Viel Vitamin C, reich an Mineralstoffen und wenig Kalorien: Sauerkraut. Für manche gilt es deshalb auch als Superfood. Damit aus Weiß- oder Spitzkohl das säuerliche Kraut wird, machen sich Milchsäurebakterien ans Gärungswerk. Ihnen wird oftmals eine positive Wirkung für unseren Körper und unsere Gesundheit nachgesagt. Warum? Damit haben sich Wissenschaftler an der Universität Leipzig beschäftigt. Sie fanden einen Rezeptor, also eine Art Antenne, der durch Signale von Bakterien aktiviert wird, die in fermentierten Lebensmitteln wie Sauerkraut, Miso und Kimchi vorkommen. So wird das Immunsystem angesprochen. Diesen Rezeptor fanden die Forscher beim Menschen – und beim Menschenaffen. Sie werten ihre Studie als neuen Einblick „in die evolutionäre Dynamik zwischen Mikroben und Immunsystem“.
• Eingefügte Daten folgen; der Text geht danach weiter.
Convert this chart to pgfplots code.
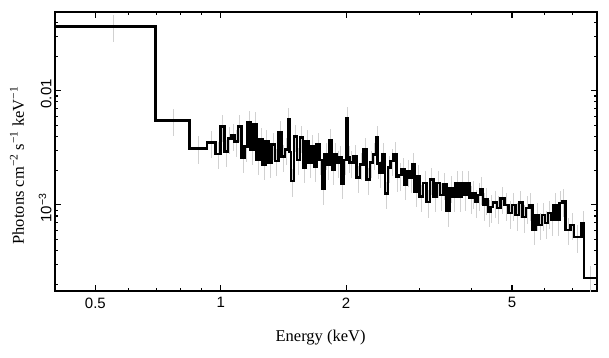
\documentclass[border=0pt]{standalone}
\usepackage{fontspec}
\setmainfont{Liberation Serif}
\setsansfont{Liberation Sans}
\usepackage{pgfplots}
\usepackage{pgfplotstable}
\pgfplotsset{compat=1.18}
\pgfplotstableread{
E Ec F
0.400 0.552 0.0364
0.697 0.769 5.48e-3
0.840 0.882 3.14e-3
0.927 0.948 3.52e-3
0.970 0.985 2.80e-3
1.00 1.01 4.84e-3
1.02 1.03 2.92e-3
1.04 1.05 3.81e-3
1.06 1.07 4.03e-3
1.08 1.09 3.57e-3
1.10 1.11 4.84e-3
1.12 1.13 2.59e-3
1.14 1.15 3.23e-3
1.16 1.17 5.24e-3
1.18 1.19 3.04e-3
1.20 1.21 5.13e-3
1.22 1.23 2.48e-3
1.24 1.25 3.72e-3
1.26 1.27 2.25e-3
1.28 1.29 3.57e-3
1.300 1.3125 2.34e-3
1.325 1.3375 3.36e-3
1.350 1.3625 2.43e-3
1.375 1.3875 4.29e-3
1.400 1.4125 2.64e-3
1.425 1.4375 3.04e-3
1.450 1.456 5.57e-3
1.4625 1.469 2.90e-3
1.475 1.4875 1.62e-3
1.500 1.5125 3.95e-3
1.525 1.5375 2.48e-3
1.550 1.5625 3.88e-3
1.575 1.5875 2.12e-3
1.600 1.6125 3.57e-3
1.625 1.6375 2.34e-3
1.650 1.6625 3.23e-3
1.675 1.6875 2.16e-3
1.700 1.7125 3.36e-3
1.725 1.7375 2.48e-3
1.750 1.7625 1.38e-3
1.775 1.7875 2.75e-3
1.800 1.8125 2.25e-3
1.825 1.8375 3.65e-3
1.850 1.8625 2.03e-3
1.875 1.8875 2.75e-3
1.900 1.9125 2.34e-3
1.925 1.9375 2.59e-3
1.950 1.9625 1.53e-3
1.975 1.9875 2.48e-3
2.00 2.01 5.68e-3
2.02 2.03 2.60e-3
2.04 2.06 2.34e-3
2.08 2.10 2.64e-3
2.12 2.14 1.73e-3
2.16 2.18 2.25e-3
2.20 2.22 3.04e-3
2.24 2.26 1.66e-3
2.28 2.30 2.34e-3
2.32 2.34 2.75e-3
2.36 2.37 3.88e-3
2.38 2.39 2.30e-3
2.40 2.42 1.91e-3
2.44 2.46 2.75e-3
2.48 2.50 1.25e-3
2.52 2.54 2.12e-3
2.56 2.58 2.43e-3
2.60 2.62 2.80e-3
2.64 2.66 1.77e-3
2.68 2.70 1.83e-3
2.72 2.74 2.03e-3
2.76 2.78 1.50e-3
2.80 2.82 1.95e-3
2.84 2.86 1.73e-3
2.88 2.90 2.25e-3
2.92 2.94 1.30e-3
2.96 2.98 1.77e-3
3.00 3.03 1.18e-3
3.06 3.09 1.56e-3
3.12 3.15 1.06e-3
3.18 3.21 1.66e-3
3.24 3.27 1.18e-3
3.30 3.33 1.56e-3
3.36 3.39 1.22e-3
3.42 3.45 1.50e-3
3.48 3.51 8.85e-4
3.54 3.57 1.41e-3
3.60 3.63 1.18e-3
3.66 3.69 1.56e-3
3.72 3.75 1.18e-3
3.78 3.81 1.56e-3
3.84 3.87 1.22e-3
3.90 3.93 1.56e-3
3.96 3.99 1.15e-3
4.02 4.05 1.27e-3
4.08 4.11 1.06e-3
4.14 4.17 1.22e-3
4.20 4.23 1.38e-3
4.26 4.29 1.00e-3
4.32 4.35 1.11e-3
4.38 4.41 8.69e-4
4.44 4.47 9.60e-4
4.50 4.55 1.05e-3
4.60 4.65 9.40e-4
4.70 4.75 1.13e-3
4.80 4.85 1.00e-3
4.90 4.95 8.50e-4
5.00 5.05 1.00e-3
5.10 5.15 8.17e-4
5.20 5.25 1.05e-3
5.30 5.35 7.85e-4
5.40 5.45 9.40e-4
5.50 5.55 1.00e-3
5.60 5.65 6.04e-4
5.70 5.75 8.17e-4
5.80 5.85 6.68e-4
5.90 5.95 8.17e-4
6.00 6.05 6.95e-4
6.10 6.15 8.50e-4
6.20 6.25 7.38e-4
6.30 6.35 1.00e-3
6.40 6.45 7.38e-4
6.50 6.55 1.04e-3
6.60 6.66 1.08e-3
6.73 6.82 6.04e-4
6.92 6.98 6.68e-4
7.04 7.19 5.24e-4
7.35 7.40 6.95e-4
7.45 7.72 2.29e-4
8.00 nan 2.29e-4
}\spec

\begin{document}
\begin{tikzpicture}
\begin{axis}[
  name=ax,
  xmode=log, ymode=log,
  scale only axis,
  width=542pt, height=279pt,
  xmin=0.4, xmax=8, ymin=1.76e-4, ymax=0.049,
  axis line style={line width=1.2pt},
  tick style={line width=1.1pt, black},
  tick align=inside,
  xtick pos=both, ytick pos=both,
  xticklabel pos=lower, yticklabel pos=left,
  major tick length=6pt, minor tick length=3.5pt,
  xtick={0.5,1,2,5}, xticklabels={0.5,1,2,5},
  minor xtick={0.4,0.6,0.7,0.8,0.9,3,4,6,7,8},
  ytick={0.001,0.01}, yticklabels={10\textsuperscript{−3},0.01},
  minor ytick={2e-4,3e-4,4e-4,5e-4,6e-4,7e-4,8e-4,9e-4,2e-3,3e-3,4e-3,5e-3,6e-3,7e-3,8e-3,9e-3,0.02,0.03,0.04},
  ticklabel style={font=\sffamily\fontsize{15}{18}\selectfont},
  xticklabel style={yshift=-3pt},
  yticklabel style={rotate=90, anchor=south, xshift=-3pt},
  xlabel={Energy (keV)},
  ylabel={Photons cm\textsuperscript{−2} s\textsuperscript{−1} keV\textsuperscript{−1}},
  label style={font=\fontsize{16.5}{19}\selectfont},
  xlabel style={at={(axis description cs:0.49,-0.168)}, anchor=center},
  ylabel style={at={(axis description cs:-0.070,0.45)}, anchor=center, rotate=0},
]
\addplot[draw=none, mark=none, forget plot,
  error bars/.cd, y dir=both, y fixed relative=0.27, error mark=none,
  error bar style={draw=black!18, solid, line width=0.7pt}]
  table[x=Ec, y=F] {\spec};
\addplot[const plot, black, line width=2.7pt, mark=none] table[x=E, y=F] {\spec};
\end{axis}
\path ([xshift=-55pt,yshift=-66pt]ax.south west) rectangle ([xshift=12pt,yshift=12pt]ax.north east);
\end{tikzpicture}
\end{document}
Immunsystem enthält Signale
Milchsäurebakterien nehmen wir entweder mit fermentierter Nahrung auf oder sie besiedeln nach Auskunft der Forscher dauerhaft den Darm. Das Team in Leipzig deckten nun die molekularen Mechanismen auf, wie diese Bakterien mit unserem Körper interagieren – und sich die Immunzellen in Bewegung setzen. „Im Reagenzglas konnten wir sehen, dass Monozyten, eine besondere Art von Immunzellen, zu diesem Signal migrieren“, schildert Studienleiterin Dr. Claudia Stäubert im Interview mit dem österreichischen Radiosprogramm Ö1. Das Immunsystem könne darauf auf zwei Arten reagieren: „Entweder es beginnt damit, Bakterien zu bekämpfen. Oder das Immunsystem erkennt durch das spezielle Signal: Da kommen zwar Bakterien, aber sie sind gut, wir müssen sie nicht bekämpfen.“
Der Rezeptor HCA3 – Gemeinsamkeit bei Mensch und Menschenaffe
Zunächst untersuchten die Forscher Proteine auf der Oberfläche von Zellen, die Hydroxycarboxylsäure (HCA)-Rezeptoren genannt werden. Die meisten Säugetiere haben zwei Arten von diesem Rezeptor. Der Menschen und der Menschenaffe verfügen allerdings über einen dritten, den HCA3. Die Wissenschaftler gehen davon aus, dass er eine Art evolutionäres Überbleibsel ist und zu einer Zeit der großen Veränderungen entstand. Dabei wurden auch der Lebensraum und das Nahrungsangebot so beeinflusst, dass ein neuer Lebensstil entstand. Sein Kennzeichen: Weniger frisches Obst, stattdessen mehr Früchte, die heruntergefallen und fermentiert waren. Das Team an der Leipziger Universität ist der Auffassung, dass der HCA3-Rezeptor möglicherweise in diesem Szenario einen entscheidenden Vorteil darstellte. „Wir haben im Zuge dieser Studie entdeckt, dass eine Substanz, die in hohen Konzentrationen in fermentierter Nahrung wie Sauerkraut vorkommt, den Rezeptor HCA3 aktiviert und so die Funktion des menschlichen Immunsystems beeinflusst“, berichtet Stäubert.
D-Phenylmilchsäure spricht Rezeptor an
Die Substanz heißt namens D-Phenylmilchsäure. Die Wissenschaftler um Stäubert wiesen sie nach dem Genuss von Sauerkraut im Blut in einer ausreichenden Konzentration nach, um den entdeckten Rezeptor zu stimulieren. „Unsere evolutionären und funktionellen Analysen stützen die Hypothese, dass dieser Rezeptor in Menschen und großen Menschenaffen während der Evolution als neues Signalsystem erhalten geblieben ist, um Funktionen des Immunsystems anzusprechen“, resümiert Stäubert. Die neu entdeckte Substanz D-Phenylmilchsäure teilt Immunsystem und Fettzellen über den Rezeptor mit, dass zum einen Fremdstoffe und zum anderen Energie in den Körper gelangt sind.
Hilfe bei Reizdarmsyndrom? Weitere Studien geplant
„Unzählige Studien zeigen positive Effekte auf, die durch Milchsäurebakterien und fermentierte Nahrungsmittel vermittelt werden. Wir sind überzeugt davon, dass der HCA3 für einige dieser Effekte verantwortlich sein muss“, sagt Stäubert. Kommende Forschungsarbeiten werden der Frage nachgehen, wie genau D-Phenylmilchsäure das Immunsystem und die Energiespeicherung beeinflusst, um herauszufinden ob der HCA3 auch als therapeutischer Angriffspunkt zum Beispiel zur Behandlung des Reizdarmsyndroms dienen könnte.